Making a profit by investing in land, precious metals, non-dividend-paying stocks, and a free and clear personal residence depend upon the occurrence of a rise in price that you can’t control, then being able to sell in time to capture gain.  While you’re holding land, interest and taxes have to be paid.  When you do sell, you trigger income taxes on your gain.  In the interim, there are “opportunity” costs to consider.

 

What are opportunity costs?  Once, I had an opportunity to buy a fully rented small mobile home park that produced $1200 net annually per rental space for only $2500 per lot.  A balloon payment was overdue and the owner was forced to sell.  A month earlier, I’d spent all my cash buying raw land “in the path of progress”.  Otherwise, I could have snapped up this park.

 

In so many words, the opportunity cost of speculating in land was 48% per year return.  It’s doubtful that land anywhere would produce that long term  yield.  The moral of this story is, that if you’re going to speculate in something that doesn’t produce a return, it should be highly liquid, or you should only hold it a short time.  Otherwise, the opportunity cost could be far greater than your profit.

 

Because the time interval between investment and return of and on investment has a direct bearing on yield, buying and selling at the right time must be balanced against obtaining the best price and terms.  When buying at deep discount, you have to take a hard look to estimate when you’ll be able to sell in order to be able to calculate how much to pay.  The later you’ll be able to sell, the less you should pay.  Here’s a case in point:  In 1987 I was able to buy 20 acres of land zoned for apartments from a bankrupt lender for $50,000.  That represented about 25% of appraised value.  I thought I could sell it quickly for about 75% of fair market value for $150,000, tripling my money and giving me a quick $100,000 profit.  As frequently happens, my plans didn’t work out quite that way.

 

I allowed greed to blind me to the realities.  What I failed to perceive was that the same economic downturn that had caused the lender to fail, had made it impossible for builders and developers to borrow the cash to buy my land at any price.  Consequently, I held that land for 13 years.  If I were able to sell it today for $200,000, my compound annual yield would only be about 8% once 13 years of property taxes were deducted.  I’d have done much better paying more for something I could sell more quickly.

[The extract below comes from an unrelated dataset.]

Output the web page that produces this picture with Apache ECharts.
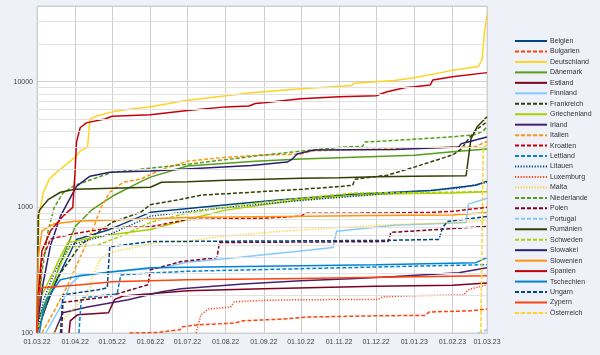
<!DOCTYPE html>
<html><head><meta charset="utf-8">
<script src="https://cdn.jsdelivr.net/npm/echarts@6/dist/echarts.min.js"></script>
<style>html,body{margin:0;padding:0;background:#eef1f7;}#c{width:600px;height:355px;}</style>
</head><body><div id="c"></div>
<script>
const countries = ['Belgien','Bulgarien','Deutschland','Dänemark','Estland','Finnland','Frankreich','Griechenland','Irland','Italien','Kroatien','Lettland','Litauen','Luxemburg','Malta','Niederlande','Polen','Portugal','Rumänien','Schweden','Slowakei','Slowenien','Spanien','Tschechien','Ungarn','Zypern','Österreich'];
const yTicks = [100, 1000, 10000];
const minorGrid = [200,300,400,500,600,700,800,900,2000,3000,4000,5000,6000,7000,8000,9000,20000,30000];

const belgien = [['2022-03-01',100],['2022-03-08',160],['2022-03-17',265],['2022-04-02',555],['2022-04-29',667],['2022-06-01',912],['2022-07-12',1000],['2022-08-15',1080],['2022-09-15',1150],['2022-10-15',1210],['2022-11-13',1270],['2022-12-16',1318],['2023-01-15',1360],['2023-02-06',1445],['2023-02-20',1500],['2023-03-01',1615]];
const bulgarien = [['2022-05-15',100],['2022-06-06',101],['2022-06-25',106],['2022-06-27',112],['2022-07-09',116],['2022-08-08',120],['2022-08-15',125],['2022-09-16',129],['2022-10-06',134],['2022-12-01',137],['2023-01-10',138],['2023-01-13',147],['2023-02-15',150],['2023-03-01',155]];
const deutschland = [['2022-03-01',100],['2022-03-02',450],['2022-03-03',900],['2022-03-06',1300],['2022-03-11',1675],['2022-03-17',1905],['2022-04-01',2512],['2022-04-05',2805],['2022-04-11',3020],['2022-04-13',5060],['2022-04-19',5350],['2022-05-01',5750],['2022-05-18',6080],['2022-06-01',6310],['2022-06-15',6670],['2022-06-28',7060],['2022-07-12',7310],['2022-08-22',8150],['2022-10-02',8800],['2022-11-11',9300],['2022-11-13',9700],['2022-12-16',10200],['2023-01-01',10750],['2023-02-01',12300],['2023-02-22',13200],['2023-02-25',15000],['2023-02-27',25000],['2023-03-01',34000]];
const daenemark = [['2022-03-01',120],['2022-03-08',180],['2022-03-15',260],['2022-03-22',405],['2022-04-01',705],['2022-04-15',964],['2022-05-01',1225],['2022-05-25',1615],['2022-06-01',1740],['2022-07-01',2130],['2022-08-25',2330],['2022-10-01',2420],['2022-11-01',2480],['2023-01-01',2600],['2023-02-01',2770],['2023-03-01',2910]];
const estland = [['2022-03-27',100],['2022-03-28',125],['2022-04-03',140],['2022-04-28',145],['2022-05-03',185],['2022-05-10',197],['2022-06-01',205],['2022-07-01',217],['2022-09-01',225],['2022-12-01',235],['2023-02-01',240],['2023-03-01',250]];
const finnland = [['2022-03-08',100],['2022-03-20',161],['2022-03-28',242],['2022-04-05',290],['2022-05-02',307],['2022-06-10',331],['2022-07-01',365],['2022-08-01',390],['2022-09-01',420],['2022-10-01',450],['2022-10-27',478],['2022-10-30',645],['2022-12-16',720],['2023-02-12',759],['2023-02-14',1060],['2023-03-01',1180]];
const frankreich = [['2022-03-01',100],['2022-03-11',194],['2022-03-20',300],['2022-03-28',384],['2022-04-05',500],['2022-05-01',760],['2022-05-24',912],['2022-06-01',1050],['2022-06-26',1159],['2022-07-12',1250],['2022-08-22',1318],['2022-10-02',1393],['2022-11-04',1470],['2022-11-12',1500],['2022-11-14',1675],['2022-12-10',1800],['2023-01-01',2090],['2023-02-01',2610],['2023-02-08',2900],['2023-02-14',3500],['2023-02-21',4200],['2023-03-01',4790]];
const griechenland = [['2022-03-01',120],['2022-03-03',184],['2022-03-14',302],['2022-03-20',405],['2022-03-26',525],['2022-03-31',535],['2022-04-19',586],['2022-06-01',667],['2022-07-01',800],['2022-08-01',950],['2022-09-01',1050],['2022-10-01',1150],['2022-11-01',1220],['2022-12-01',1270],['2023-01-01',1290],['2023-02-01',1300],['2023-03-01',1330]];
const irland = [['2022-03-15',100],['2022-03-22',145],['2022-04-11',161],['2022-05-14',184],['2022-06-10',213],['2022-06-26',225],['2022-08-15',245],['2022-10-01',260],['2022-11-15',272],['2022-12-16',281],['2023-02-06',302],['2023-03-01',331]];
const italien = [['2022-03-05',100],['2022-03-15',150],['2022-03-25',230],['2022-04-05',400],['2022-04-16',700],['2022-04-22',1000],['2022-04-29',1318],['2022-05-10',1585],['2022-05-24',1675],['2022-06-10',2000],['2022-07-01',2330],['2022-08-01',2500],['2022-09-01',2610],['2022-10-01',2650],['2022-10-10',2810],['2022-12-01',2910],['2023-02-01',3020],['2023-02-20',3050],['2023-03-01',3340]];
const kroatien = [['2022-03-01',100],['2022-03-02',150],['2022-03-05',380],['2022-03-12',560],['2022-04-01',620],['2022-05-01',690],['2022-06-01',700],['2022-07-01',800],['2022-09-01',820],['2022-10-01',850],['2022-10-05',896],['2022-12-01',900],['2023-01-15',912],['2023-02-01',930],['2023-03-01',1000]];
const lettland = [['2022-04-04',100],['2022-04-06',190],['2022-04-25',200],['2022-05-05',205],['2022-05-08',290],['2022-06-01',300],['2022-07-01',310],['2022-09-01',320],['2022-12-01',335],['2023-03-01',350]];
const litauen = [['2022-03-01',100],['2022-03-06',180],['2022-03-15',300],['2022-03-28',500],['2022-05-01',620],['2022-06-01',850],['2022-07-12',950],['2022-09-15',1100],['2022-12-16',1300],['2023-02-06',1420],['2023-03-01',1580]];
const luxemburg = [['2022-07-08',100],['2022-07-12',140],['2022-07-18',155],['2022-08-05',161],['2022-08-08',177],['2022-09-01',182],['2022-10-01',184],['2022-12-03',185],['2022-12-06',194],['2023-01-01',198],['2023-02-10',201],['2023-02-14',221],['2023-03-01',242]];
const malta = [['2022-03-15',100],['2022-03-22',127],['2022-03-30',153],['2022-04-13',213],['2022-04-14',265],['2022-04-21',384],['2022-04-29',437],['2022-06-10',534],['2022-07-01',540],['2022-08-01',590],['2022-09-01',630],['2022-10-01',660],['2022-11-01',690],['2022-12-16',730],['2023-02-01',750],['2023-03-01',790]];
const niederlande = [['2022-03-01',120],['2022-03-05',300],['2022-03-10',650],['2022-03-15',1000],['2022-03-22',1300],['2022-04-01',1500],['2022-05-01',1900],['2022-06-01',2050],['2022-07-01',2200],['2022-08-25',2560],['2022-10-01',2800],['2022-11-04',3020],['2022-11-20',3050],['2022-11-22',3310],['2022-12-15',3400],['2023-02-01',3640],['2023-02-18',3770],['2023-02-25',4000],['2023-03-01',4350]];
const polen = [['2022-03-21',100],['2022-03-22',175],['2022-04-27',194],['2022-05-30',242],['2022-06-01',319],['2022-06-26',370],['2022-07-25',398],['2022-07-27',525],['2022-12-11',534],['2022-12-13',631],['2023-03-01',705]];
const portugal = [['2023-02-22',100],['2023-03-01',106]];
const rumaenien = [['2022-03-01',100],['2022-03-02',850],['2022-03-03',950],['2022-03-10',1150],['2022-03-20',1318],['2022-04-01',1390],['2022-05-01',1420],['2022-06-01',1445],['2022-06-10',1585],['2022-07-01',1600],['2022-08-01',1640],['2022-09-01',1675],['2022-10-01',1700],['2022-11-01',1720],['2022-12-01',1750],['2023-01-01',1770],['2023-02-12',1780],['2023-02-14',2500],['2023-02-16',3500],['2023-02-21',4370],['2023-03-01',5250]];
const schweden = [['2022-03-01',100],['2022-03-10',200],['2022-03-20',350],['2022-03-28',488],['2022-04-19',500],['2022-05-10',600],['2022-06-01',760],['2022-07-01',900],['2022-08-01',1000],['2022-09-01',1100],['2022-10-01',1180],['2022-11-13',1300],['2022-12-15',1310],['2023-02-01',1318],['2023-03-01',1340]];
const slowakei = [['2022-03-01',110],['2022-03-06',250],['2022-03-12',500],['2022-03-20',850],['2022-04-02',1470],['2022-04-13',1770],['2022-04-29',1905],['2022-06-01',1950],['2022-06-26',2010],['2022-08-22',2150],['2022-09-20',2290],['2022-09-24',2420],['2022-09-28',2660],['2022-10-08',2810],['2022-10-12',2860],['2022-12-16',2880],['2023-02-06',3020],['2023-02-08',3200],['2023-03-01',3630]];
const slowenien = [['2022-03-01',100],['2022-03-02',400],['2022-03-05',650],['2022-03-15',740],['2022-04-01',775],['2022-07-01',830],['2022-12-01',860],['2023-02-01',870],['2023-03-01',910]];
const spanien = [['2022-03-01',100],['2022-03-02',200],['2022-03-05',450],['2022-03-12',650],['2022-03-22',850],['2022-03-30',1000],['2022-04-01',2000],['2022-04-02',3300],['2022-04-05',4300],['2022-04-10',4700],['2022-04-25',5050],['2022-05-01',5300],['2022-06-01',5450],['2022-07-01',5900],['2022-08-01',6300],['2022-08-20',6400],['2022-08-25',6700],['2022-09-01',6800],['2022-10-01',7310],['2022-11-01',7600],['2022-12-01',7720],['2022-12-10',8320],['2022-12-25',9000],['2023-01-01',9120],['2023-01-14',9400],['2023-01-16',10300],['2023-02-01',10960],['2023-03-01',11800]];
const tschechien = [['2022-03-03',100],['2022-03-06',150],['2022-03-10',194],['2022-03-20',265],['2022-04-01',281],['2022-05-01',307],['2022-06-01',331],['2022-09-01',340],['2022-12-01',350],['2023-02-20',363],['2023-03-01',398]];
const ungarn = [['2022-03-20',100],['2022-03-22',201],['2022-04-20',221],['2022-04-27',229],['2022-04-29',487],['2022-06-01',534],['2022-12-01',545],['2023-01-21',555],['2023-01-24',692],['2023-01-28',773],['2023-03-01',847]];
const zypern = [['2022-03-01',100],['2022-03-02',200],['2022-03-05',229],['2022-04-01',240],['2022-05-01',256],['2022-07-01',265],['2022-10-01',272],['2023-01-01',280],['2023-03-01',285]];
const oesterreich = [['2023-02-24',100],['2023-02-26',3000],['2023-03-01',3150]];

const seriesData = [belgien,bulgarien,deutschland,daenemark,estland,finnland,frankreich,griechenland,irland,italien,kroatien,lettland,litauen,luxemburg,malta,niederlande,polen,portugal,rumaenien,schweden,slowakei,slowenien,spanien,tschechien,ungarn,zypern,oesterreich];
const colors = ['#004586','#ff420e','#ffd320','#579d1c','#7e0021','#83caff','#314004','#aecf00','#4b1f6f','#ff950e','#c5000b','#0084d1','#004586','#ff420e','#ffd320','#579d1c','#7e0021','#83caff','#314004','#aecf00','#2b2070','#ff950e','#c5000b','#0084d1','#004586','#ff420e','#ffd320'];
const styles = ['solid','dashed','solid','solid','solid','solid','dashed','solid','solid','dashed','dashed','dashed','dotted','dotted','dotted','dashed','dashed','dashed','solid','dashed','solid','solid','solid','solid','dashed','solid','dashed'];

function lineType(s){ if(s==='dashed') return [4,2]; if(s==='dotted') return [1.2,1.6]; return 'solid'; }

const series = countries.map((name,i)=>({
  name, type:'line', data: seriesData[i], symbol:'none', showSymbol:false, z:3,
  lineStyle:{color:colors[i], width:1.5, type:lineType(styles[i])},
  itemStyle:{color:colors[i]}, animation:false
}));
series.unshift({
  name:'_grid', type:'line', data:[], z:1, silent:true, animation:false,
  markLine:{silent:true, symbol:['none','none'], label:{show:false}, animation:false,
    lineStyle:{color:'#e2e2e2', type:'solid', width:1},
    data: minorGrid.map(v=>({yAxis:v}))}
});

const chart = echarts.init(document.getElementById('c'), null, {renderer:'canvas'});
chart.setOption({
  backgroundColor:'#eef1f7',
  animation:false,
  textStyle:{fontFamily:'Liberation Sans, Arial, sans-serif'},
  grid:{left:37, right:113, top:6, bottom:22, show:true, backgroundColor:'#ffffff', borderColor:'#cfcfcf', borderWidth:1},
  legend:{
    data: countries, orient:'vertical', left:514, top:37, padding:0,
    itemWidth:32, itemHeight:8, itemGap:2.46,
    itemStyle:{opacity:0},
    textStyle:{fontSize:7, color:'#333', lineHeight:8, padding:[0,0,0,-2]},
    selectedMode:false
  },
  xAxis:{
    type:'time', min:'2022-03-01', max:'2023-03-01', splitNumber:12,
    axisLine:{lineStyle:{color:'#cfcfcf'}}, axisTick:{show:false},
    splitLine:{show:true, lineStyle:{color:'#cfcfcf'}},
    axisLabel:{formatter:'{dd}.{MM}.{yy}', fontSize:7, color:'#444', margin:6, interval:0, showMinLabel:true, showMaxLabel:true, hideOverlap:false}
  },
  yAxis:{
    type:'log', logBase:10, min:100, max:40000,
    axisLine:{show:false}, axisTick:{show:false},
    splitLine:{show:true, lineStyle:{color:'#cfcfcf'}},
    axisLabel:{fontSize:7, color:'#444', margin:4, showMaxLabel:false,
      formatter:v=> yTicks.indexOf(Math.round(v))>=0 ? String(Math.round(v)) : ''}
  },
  series
});
</script></body></html>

BUY HOUSES; BUT SELL OR RENT HOMES . . .

 

Usually, in the ideal home, “form follows function”.  The floorplan is laid out to create the most practical and enjoyable living environment within the limitations of budget and building code requirements.  Designs are a compromise between the most desirable plan and living and lot space limitations.  But, architects can make mistakes when they design floorplans at random for magazines.

Here’s what I mean:  I live in a house with a view, but, others on my street live in houses that fail to exploit it.  Why?  Because the plans were drawn up by an architect who didn’t know the site and the potential view.  I’ve been watching a small manufacturing firm try to bring a new concept manufactured home to market.  Somewhere along the lines, the engineers took control of design.  As a result, they’ve designed a sturdy little house that can be built at a competitive price, but they left out the human factor.  Homeowners buy houses, not engineers or accountants, thus, when a house doesn’t appeal to a potential homeowner, it doesn’t sell.  In other words, function hasn’t followed form.

 

When they use standard plans, for all of the above reasons, builders sometimes build houses that people just don’t like for one reason or another.  It’s very tempting for the unsuspecting opportunist to swoop in and buy these “left over” houses at a price below builder’s cost, but this often backfires.  If a builder, with the advantages of financing and marketing can’t sell a house, there’s every possibility that the entrepreneur won’t have any more luck.  Time again becomes a factor in how much profit will actually be gained waiting for these houses to sell.

 

Adapting form to function offers fixer-upper opportunities.  One fellow I know bides his time rather than rushing in to bail out builders.  He let’s the opportunist try his luck, then, if he fails, buys from him in turn at even lower discounts.  He only buys houses that he can reconfigure to make them more livable.  A small house with three tiny bedroom and one bath built for a young family might be converted to two larger bedrooms and two baths and marketed to empty nesters and the retiree generation.  A small kitchen and family room might be converted into a “country kitchen” and sold to large families.  Or the reverse could be done to appeal to those with fewer children, and the need for a family room.  Garages can be turned into extra bedrooms, rec-rooms, or separate living facilities for elderly relatives; even rental space to generate extra income.

 

Improving form and function by adding space can also increase value and income. I once owned a 4 bedroom, 3 bath vacation home situated on a steep hill.  It had a partially completed cellar with an additional bath and outside door.  At a cost of less than $10,000, I cut windows into the “down-hill” wall, replaced a large window with sliding glass doors and a small balcony, and cut back into the hillside to add 600 square feet for a bedroom, kitchen, and work space.  This increased the value of the property by $60,000.  I added $8000 per year to my own income by renting the space I’d created, and at the same time acquired a paying caretaker and watchman for when I wasn’t there.

 

A capable manager might buy a bargain that could be overpriced to a neophyte manager.  A true bargain occurs when a property can be bought at a price, or on terms, that will enable the buyer to recognize more profit than the market usually provides.  In order to achieve this, the buyer has to be aware that he may be getting less than bargained for once all the various property “utilities” have been summed up.  The total return from a house would include both the net income stream and profit on sale.  Much of this will depend upon sale terms as well as management skills.  Many variables must be factored in to arrive at the total:  Location, price and terms, general appeal and suitability of what has been bought, timing of the transfer of purchase money, production and receipt of net rent, principal and interest on sale, and any lost opportunities that might have been a better investment.